Remix.run Logo
EMM_386 12 hours ago

The prompts aren't the key to the attack, though. They were able to get around guardrails with task decomposition.

There is no way for the AI system to verify whether you are white hat or black hat when you are doing pen-testing if the only task is to pen-test. Since this is not part of a "broader attack" (in the context), there is no "threat".

I don't see how this can be avoided, given that there are legitime uses to every step of this in creating defenses to novel attacks.

Yes, all of this can be done with code and humans as well - but it is the scale and the speed that becomes problematic. It can adjust in real-time to individual targets and does not need as much human intervention / tailoring.

Is this obvious? Yes - but it seems they are trying to raise awareness of an actual use of this in the wild and get people discussing it.

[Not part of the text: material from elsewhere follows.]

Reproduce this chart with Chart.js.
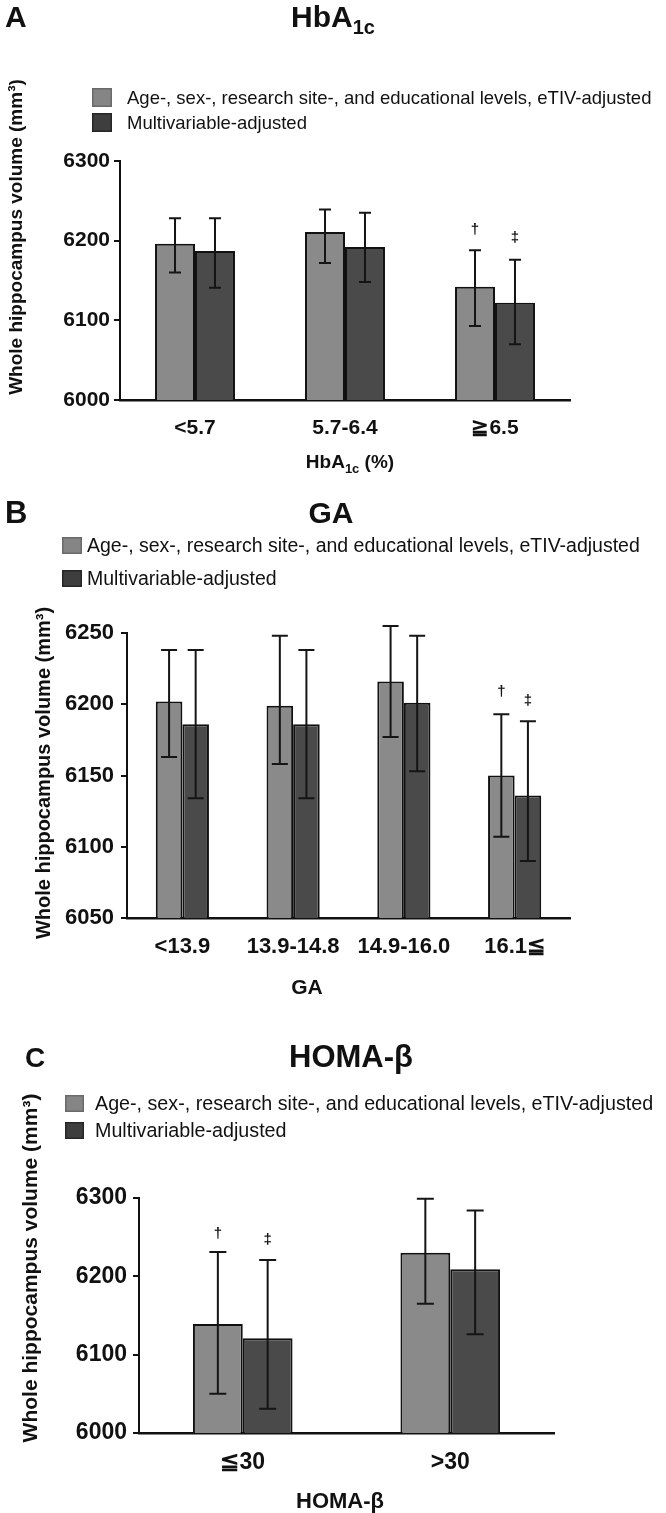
<!DOCTYPE html>
<html>
<head>
<meta charset="utf-8">
<script src="https://cdn.jsdelivr.net/npm/chart.js@4.4.0/dist/chart.umd.min.js"></script>
<style>
  body { margin: 0; background: #fff; width: 666px; height: 1513px; position: relative; overflow: hidden; }
  canvas { position: absolute; left: 0; }
</style>
</head>
<body>
<canvas id="chartA" width="666" height="480" style="top:0px"></canvas>
<canvas id="chartB" width="666" height="520" style="top:480px"></canvas>
<canvas id="chartC" width="666" height="513" style="top:1000px"></canvas>
<script>
// series names
const seriesNames = ['Age-, sex-, research site-, and educational levels, eTIV-adjusted', 'Multivariable-adjusted'];

// A: HbA1c
const categoriesA = ['<5.7', '5.7-6.4', '≧6.5'];
const adjustedA = [6196, 6211, 6142];
const adjustedA_lo = [6160, 6172, 6093];
const adjustedA_hi = [6228, 6239, 6188];
const multiA = [6187, 6192, 6122];
const multiA_lo = [6141, 6148, 6070];
const multiA_hi = [6228, 6235, 6176];
const ticksA = [6000, 6100, 6200, 6300];

// B: GA
const categoriesB = ['<13.9', '13.9-14.8', '14.9-16.0', '16.1≦'];
const adjustedB = [6202, 6199, 6216, 6150];
const adjustedB_lo = [6163, 6158, 6177, 6107];
const adjustedB_hi = [6238, 6248, 6255, 6193];
const multiB = [6186, 6186, 6201, 6136];
const multiB_lo = [6134, 6134, 6153, 6090];
const multiB_hi = [6238, 6238, 6248, 6188];
const ticksB = [6050, 6100, 6150, 6200, 6250];

// C: HOMA-beta
const categoriesC = ['≦30', '>30'];
const adjustedC = [6139, 6230];
const adjustedC_lo = [6050, 6165];
const adjustedC_hi = [6231, 6299];
const multiC = [6121, 6209];
const multiC_lo = [6031, 6126];
const multiC_hi = [6221, 6284];
const ticksC = [6000, 6100, 6200, 6300];

const FONT = "'Liberation Sans', Arial, Helvetica, sans-serif";
const LIGHT = '#8a8a8a';
const DARK = '#4a4a4a';

// draws text made of runs (for sub/superscripts), centred on cx
function drawRuns(ctx, runs, cx, y) {
  let total = 0;
  runs.forEach(r => {
    ctx.font = 'bold ' + r.size + 'px ' + FONT;
    total += ctx.measureText(r.text).width;
  });
  let x = cx - total / 2;
  ctx.textAlign = 'left';
  ctx.textBaseline = 'alphabetic';
  runs.forEach(r => {
    ctx.font = 'bold ' + r.size + 'px ' + FONT;
    ctx.fillText(r.text, x, y + (r.dy || 0));
    x += ctx.measureText(r.text).width;
  });
}

const panelDecor = {
  id: 'panelDecor',
  afterDatasetsDraw(chart, args, o) {
    const ctx = chart.ctx;
    const ys = chart.scales.y;
    ctx.save();
    ctx.strokeStyle = '#151515';
    ctx.lineWidth = 2;
    o.errors.forEach((err, di) => {
      chart.getDatasetMeta(di).data.forEach((bar, i) => {
        const top = ys.getPixelForValue(err.hi[i]);
        const bot = ys.getPixelForValue(err.lo[i]);
        ctx.beginPath();
        ctx.moveTo(bar.x, top); ctx.lineTo(bar.x, bot);
        ctx.moveTo(bar.x - o.cap, top); ctx.lineTo(bar.x + o.cap, top);
        ctx.moveTo(bar.x - o.cap, bot); ctx.lineTo(bar.x + o.cap, bot);
        ctx.stroke();
      });
    });
    // significance marks
    ctx.fillStyle = '#151515';
    ctx.font = 'bold 15px ' + FONT;
    ctx.textAlign = 'center';
    ctx.textBaseline = 'middle';
    o.marks.forEach(m => {
      const bar = chart.getDatasetMeta(m.ds).data[m.i];
      const top = ys.getPixelForValue(o.errors[m.ds].hi[m.i]);
      ctx.fillText(m.text, bar.x, top - m.gap);
    });
    ctx.restore();
  },
  afterDraw(chart, args, o) {
    const ctx = chart.ctx;
    ctx.save();
    ctx.fillStyle = '#111';
    // panel letter
    ctx.font = 'bold ' + o.letter.size + 'px ' + FONT;
    ctx.textAlign = 'left';
    ctx.textBaseline = 'alphabetic';
    ctx.fillText(o.letter.text, o.letter.x, o.letter.y);
    // title
    drawRuns(ctx, o.title.runs, o.title.cx, o.title.y);
    // legend
    const lg = o.legend;
    chart.data.datasets.forEach((ds, i) => {
      const y0 = lg.rows[i];
      ctx.fillStyle = lg.fills[i];
      ctx.fillRect(lg.x, y0, lg.w, lg.h);
      ctx.strokeStyle = lg.strokes[i];
      ctx.lineWidth = 1.5;
      ctx.strokeRect(lg.x + 0.75, y0 + 0.75, lg.w - 1.5, lg.h - 1.5);
      ctx.fillStyle = '#111';
      ctx.font = lg.size + 'px ' + FONT;
      ctx.textBaseline = 'middle';
      ctx.textAlign = 'left';
      ctx.fillText(ds.label, lg.textX, y0 + lg.h / 2 + 1);
    });
    // y title
    ctx.save();
    ctx.translate(o.yTitle.x, o.yTitle.y);
    ctx.rotate(-Math.PI / 2);
    ctx.font = 'bold ' + o.yTitle.size + 'px ' + FONT;
    ctx.textAlign = 'center';
    ctx.textBaseline = 'middle';
    ctx.fillText('Whole hippocampus volume (mm³)', 0, 0);
    ctx.restore();
    // x title
    ctx.fillStyle = '#111';
    drawRuns(ctx, o.xTitle.runs, o.xTitle.cx, o.xTitle.y);
    ctx.restore();
  }
};

function makeChart(id, p) {
  return new Chart(document.getElementById(id), {
    type: 'bar',
    data: {
      labels: p.categories,
      datasets: [
        { label: seriesNames[0], data: p.adjusted, backgroundColor: LIGHT },
        { label: seriesNames[1], data: p.multi, backgroundColor: DARK }
      ].map(d => Object.assign(d, {
        borderColor: '#111', borderWidth: 2, borderSkipped: 'bottom',
        barPercentage: 1.0, categoryPercentage: p.catPct
      }))
    },
    options: {
      responsive: false,
      devicePixelRatio: 1,
      animation: false,
      layout: { padding: { top: p.area.top, right: p.area.right, left: 0, bottom: 0 } },
      plugins: {
        legend: { display: false },
        title: { display: false },
        tooltip: { enabled: false },
        panelDecor: p.decor
      },
      scales: {
        x: {
          grid: { display: false, drawTicks: false },
          border: { display: true, color: '#111', width: 2.5 },
          ticks: { color: '#111', padding: p.xPad, font: { family: FONT, size: p.tickSize, weight: 'bold' } },
          afterFit: s => { s.height = p.area.xHeight; }
        },
        y: {
          min: p.yTicks[0],
          max: p.yTicks[p.yTicks.length - 1],
          afterBuildTicks: s => { s.ticks = p.yTicks.map(v => ({ value: v })); },
          grid: { drawOnChartArea: false, drawTicks: true, tickLength: 6, color: '#111', lineWidth: 2 },
          border: { display: true, color: '#111', width: 2 },
          ticks: { color: '#111', padding: p.yPad, callback: v => String(v), font: { family: FONT, size: p.tickSize, weight: 'bold' } },
          afterFit: s => { s.width = p.area.left; }
        }
      }
    },
    plugins: [panelDecor]
  });
}

const legendFills = ['#858585', '#3e3e3e'];
const legendStrokes = ['#6a6a6a', '#262626'];

makeChart('chartA', {
  categories: categoriesA, adjusted: adjustedA, multi: multiA, yTicks: ticksA,
  catPct: 0.533, tickSize: 21, xPad: 16, yPad: 4,
  area: { top: 161, right: 96, left: 120, xHeight: 80 },
  decor: {
    errors: [{ lo: adjustedA_lo, hi: adjustedA_hi }, { lo: multiA_lo, hi: multiA_hi }],
    cap: 6,
    marks: [{ ds: 0, i: 2, text: '†', gap: 20 }, { ds: 1, i: 2, text: '‡', gap: 22 }],
    letter: { text: 'A', x: 5, y: 27, size: 30 },
    title: { runs: [{ text: 'HbA', size: 30 }, { text: '1c', size: 20, dy: 7 }], cx: 333, y: 27 },
    legend: { x: 92, w: 20, h: 19, rows: [88, 113], textX: 127, size: 18.5, fills: legendFills, strokes: legendStrokes },
    yTitle: { x: 17, y: 237, size: 19 },
    xTitle: { runs: [{ text: 'HbA', size: 19 }, { text: '1c', size: 13, dy: 5 }, { text: ' (%)', size: 19 }], cx: 350, y: 468 }
  }
});

makeChart('chartB', {
  categories: categoriesB, adjusted: adjustedB, multi: multiB, yTicks: ticksB,
  catPct: 0.48, tickSize: 22, xPad: 16, yPad: 7,
  area: { top: 153, right: 96, left: 127, xHeight: 82 },
  decor: {
    errors: [{ lo: adjustedB_lo, hi: adjustedB_hi }, { lo: multiB_lo, hi: multiB_hi }],
    cap: 8,
    marks: [{ ds: 0, i: 3, text: '†', gap: 22 }, { ds: 1, i: 3, text: '‡', gap: 20 }],
    letter: { text: 'B', x: 5, y: 43, size: 31 },
    title: { runs: [{ text: 'GA', size: 30 }], cx: 331, y: 43 },
    legend: { x: 62, w: 20, h: 17, rows: [57, 90], textX: 87, size: 19.5, fills: legendFills, strokes: legendStrokes },
    yTitle: { x: 44, y: 293, size: 20 },
    xTitle: { runs: [{ text: 'GA', size: 21 }], cx: 307, y: 514 }
  }
});

makeChart('chartC', {
  categories: categoriesC, adjusted: adjustedC, multi: multiC, yTicks: ticksC,
  catPct: 0.48, tickSize: 23, xPad: 16, yPad: 6,
  area: { top: 198, right: 112, left: 139, xHeight: 80 },
  decor: {
    errors: [{ lo: adjustedC_lo, hi: adjustedC_hi }, { lo: multiC_lo, hi: multiC_hi }],
    cap: 8.5,
    marks: [{ ds: 0, i: 0, text: '†', gap: 18 }, { ds: 1, i: 0, text: '‡', gap: 20 }],
    letter: { text: 'C', x: 25, y: 67, size: 28 },
    title: { runs: [{ text: 'HOMA-β', size: 31 }], cx: 351, y: 67 },
    legend: { x: 65, w: 19, h: 17, rows: [95, 122], textX: 95, size: 19.7, fills: legendFills, strokes: legendStrokes },
    yTitle: { x: 31, y: 268, size: 21 },
    xTitle: { runs: [{ text: 'HOMA-β', size: 22 }], cx: 340, y: 508 }
  }
});
</script>
</body>
</html>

padolsey 11 hours ago | parent [-]

I agree that there will be no single call or inference that presents malice. But I feel like they could still share general patterns of orchestration (latencies, concurrencies, general cadences and parallelization of attacks, prompts used to granulaize work, whether prompts themselves have been generated in previous calls to Claude). There's a bunch of more specific telltales they could have alluded to. I think it's likely they're being obscure because they don't want to empower bad actors, but that's not really how the cybersecurity industry likes to operates. Maybe Anthropic believes this entire AI thing is a brand new security regime and so believe existing resiliences are moot. That we should all follow blindly as they lead the fight. Their narrative is confusing. Are they being actually transparent or transparency-"coded"?